— Begin Information shown —

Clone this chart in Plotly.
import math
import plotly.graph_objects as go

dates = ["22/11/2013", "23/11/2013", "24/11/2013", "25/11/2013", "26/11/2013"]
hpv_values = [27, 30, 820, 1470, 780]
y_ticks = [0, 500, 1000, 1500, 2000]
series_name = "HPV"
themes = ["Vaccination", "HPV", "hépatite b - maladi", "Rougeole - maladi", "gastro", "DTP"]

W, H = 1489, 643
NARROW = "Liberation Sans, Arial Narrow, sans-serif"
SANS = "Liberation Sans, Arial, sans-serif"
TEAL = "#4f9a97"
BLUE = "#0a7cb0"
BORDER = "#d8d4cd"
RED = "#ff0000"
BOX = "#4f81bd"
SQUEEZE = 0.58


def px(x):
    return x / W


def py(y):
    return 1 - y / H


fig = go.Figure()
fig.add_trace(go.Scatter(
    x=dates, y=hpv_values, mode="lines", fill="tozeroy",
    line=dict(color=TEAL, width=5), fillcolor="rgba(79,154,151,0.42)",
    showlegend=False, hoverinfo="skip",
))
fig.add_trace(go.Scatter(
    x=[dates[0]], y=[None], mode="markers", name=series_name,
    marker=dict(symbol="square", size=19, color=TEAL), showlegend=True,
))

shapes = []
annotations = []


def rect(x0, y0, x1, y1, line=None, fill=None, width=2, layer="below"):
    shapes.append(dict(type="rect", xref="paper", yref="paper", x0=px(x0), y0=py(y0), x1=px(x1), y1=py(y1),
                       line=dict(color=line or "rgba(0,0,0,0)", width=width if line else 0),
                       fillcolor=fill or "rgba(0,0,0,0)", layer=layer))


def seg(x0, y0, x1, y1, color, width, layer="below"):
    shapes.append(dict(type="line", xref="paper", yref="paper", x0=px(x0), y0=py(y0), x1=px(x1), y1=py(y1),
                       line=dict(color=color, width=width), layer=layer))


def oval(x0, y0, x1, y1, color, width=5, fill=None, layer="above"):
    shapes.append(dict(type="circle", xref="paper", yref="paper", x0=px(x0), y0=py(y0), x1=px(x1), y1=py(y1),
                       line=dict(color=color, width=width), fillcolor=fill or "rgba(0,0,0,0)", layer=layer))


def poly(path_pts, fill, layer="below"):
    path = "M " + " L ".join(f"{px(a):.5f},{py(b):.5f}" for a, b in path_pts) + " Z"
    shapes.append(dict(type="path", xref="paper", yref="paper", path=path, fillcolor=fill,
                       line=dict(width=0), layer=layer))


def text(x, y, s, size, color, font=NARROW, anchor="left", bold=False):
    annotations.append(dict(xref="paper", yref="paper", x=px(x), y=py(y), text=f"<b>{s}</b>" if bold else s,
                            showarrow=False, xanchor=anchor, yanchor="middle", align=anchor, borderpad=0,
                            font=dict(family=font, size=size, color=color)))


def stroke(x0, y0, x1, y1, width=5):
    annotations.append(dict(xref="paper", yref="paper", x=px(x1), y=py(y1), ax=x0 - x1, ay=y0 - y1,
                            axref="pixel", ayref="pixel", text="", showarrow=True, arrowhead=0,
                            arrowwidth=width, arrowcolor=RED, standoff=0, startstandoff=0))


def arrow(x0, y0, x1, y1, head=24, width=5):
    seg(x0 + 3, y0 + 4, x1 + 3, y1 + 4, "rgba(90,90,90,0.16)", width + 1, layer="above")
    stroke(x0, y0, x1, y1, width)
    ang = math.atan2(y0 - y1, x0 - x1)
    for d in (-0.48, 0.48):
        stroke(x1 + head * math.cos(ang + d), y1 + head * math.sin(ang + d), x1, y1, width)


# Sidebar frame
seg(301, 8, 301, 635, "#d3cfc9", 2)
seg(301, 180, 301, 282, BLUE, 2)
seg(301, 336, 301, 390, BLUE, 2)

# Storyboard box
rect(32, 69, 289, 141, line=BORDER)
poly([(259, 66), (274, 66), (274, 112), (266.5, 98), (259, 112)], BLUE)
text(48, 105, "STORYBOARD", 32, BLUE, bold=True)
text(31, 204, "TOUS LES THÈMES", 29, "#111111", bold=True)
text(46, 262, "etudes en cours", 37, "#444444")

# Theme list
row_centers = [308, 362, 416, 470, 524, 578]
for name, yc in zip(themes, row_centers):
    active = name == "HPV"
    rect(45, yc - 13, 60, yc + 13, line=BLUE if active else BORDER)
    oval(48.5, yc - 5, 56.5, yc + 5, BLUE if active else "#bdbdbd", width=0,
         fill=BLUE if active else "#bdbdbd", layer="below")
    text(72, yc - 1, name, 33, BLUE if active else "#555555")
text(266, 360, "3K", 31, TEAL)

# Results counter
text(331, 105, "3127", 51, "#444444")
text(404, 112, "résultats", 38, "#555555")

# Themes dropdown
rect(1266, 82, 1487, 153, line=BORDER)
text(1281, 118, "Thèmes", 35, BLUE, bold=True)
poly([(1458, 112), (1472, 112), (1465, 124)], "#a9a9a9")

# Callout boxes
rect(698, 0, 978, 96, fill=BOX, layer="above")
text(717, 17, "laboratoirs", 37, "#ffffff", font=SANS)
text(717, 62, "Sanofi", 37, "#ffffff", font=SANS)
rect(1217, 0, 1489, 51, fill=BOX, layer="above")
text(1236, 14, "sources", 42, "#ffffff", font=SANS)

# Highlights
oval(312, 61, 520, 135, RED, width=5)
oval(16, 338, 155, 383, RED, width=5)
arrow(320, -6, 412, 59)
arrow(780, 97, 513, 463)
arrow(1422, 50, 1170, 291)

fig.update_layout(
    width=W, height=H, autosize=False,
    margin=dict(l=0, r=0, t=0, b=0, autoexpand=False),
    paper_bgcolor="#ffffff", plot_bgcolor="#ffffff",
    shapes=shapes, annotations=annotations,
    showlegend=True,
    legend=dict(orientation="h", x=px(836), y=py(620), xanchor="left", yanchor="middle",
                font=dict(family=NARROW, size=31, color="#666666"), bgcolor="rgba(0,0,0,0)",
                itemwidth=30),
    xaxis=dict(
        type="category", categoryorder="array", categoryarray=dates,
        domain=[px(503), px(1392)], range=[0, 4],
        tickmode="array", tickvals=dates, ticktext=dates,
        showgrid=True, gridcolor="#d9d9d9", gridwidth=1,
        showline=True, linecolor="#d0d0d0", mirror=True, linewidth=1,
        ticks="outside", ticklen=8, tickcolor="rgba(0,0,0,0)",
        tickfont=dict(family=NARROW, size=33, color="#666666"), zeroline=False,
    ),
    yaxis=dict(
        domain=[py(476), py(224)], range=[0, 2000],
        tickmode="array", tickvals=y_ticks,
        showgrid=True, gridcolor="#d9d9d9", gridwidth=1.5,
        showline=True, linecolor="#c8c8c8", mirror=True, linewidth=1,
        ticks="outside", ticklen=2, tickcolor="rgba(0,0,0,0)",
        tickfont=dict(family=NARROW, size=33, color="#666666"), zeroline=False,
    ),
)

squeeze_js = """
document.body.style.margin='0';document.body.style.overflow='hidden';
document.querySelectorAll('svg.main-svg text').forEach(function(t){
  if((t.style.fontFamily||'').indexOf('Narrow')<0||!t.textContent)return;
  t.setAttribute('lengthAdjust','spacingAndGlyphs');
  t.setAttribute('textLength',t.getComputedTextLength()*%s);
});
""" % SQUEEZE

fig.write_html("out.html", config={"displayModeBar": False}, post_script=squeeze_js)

— End Information shown —

- _Given exercise_
Quote exactly the first line of the data and every line after it through the one holding "SQUEEZE = 0.58".

- _Result below_
Clone this chart in Plotly.
import math
import plotly.graph_objects as go

dates = ["22/11/2013", "23/11/2013", "24/11/2013", "25/11/2013", "26/11/2013"]
hpv_values = [27, 30, 820, 1470, 780]
y_ticks = [0, 500, 1000, 1500, 2000]
series_name = "HPV"
themes = ["Vaccination", "HPV", "hépatite b - maladi", "Rougeole - maladi", "gastro", "DTP"]

W, H = 1489, 643
NARROW = "Liberation Sans, Arial Narrow, sans-serif"
SANS = "Liberation Sans, Arial, sans-serif"
TEAL = "#4f9a97"
BLUE = "#0a7cb0"
BORDER = "#d8d4cd"
RED = "#ff0000"
BOX = "#4f81bd"
SQUEEZE = 0.58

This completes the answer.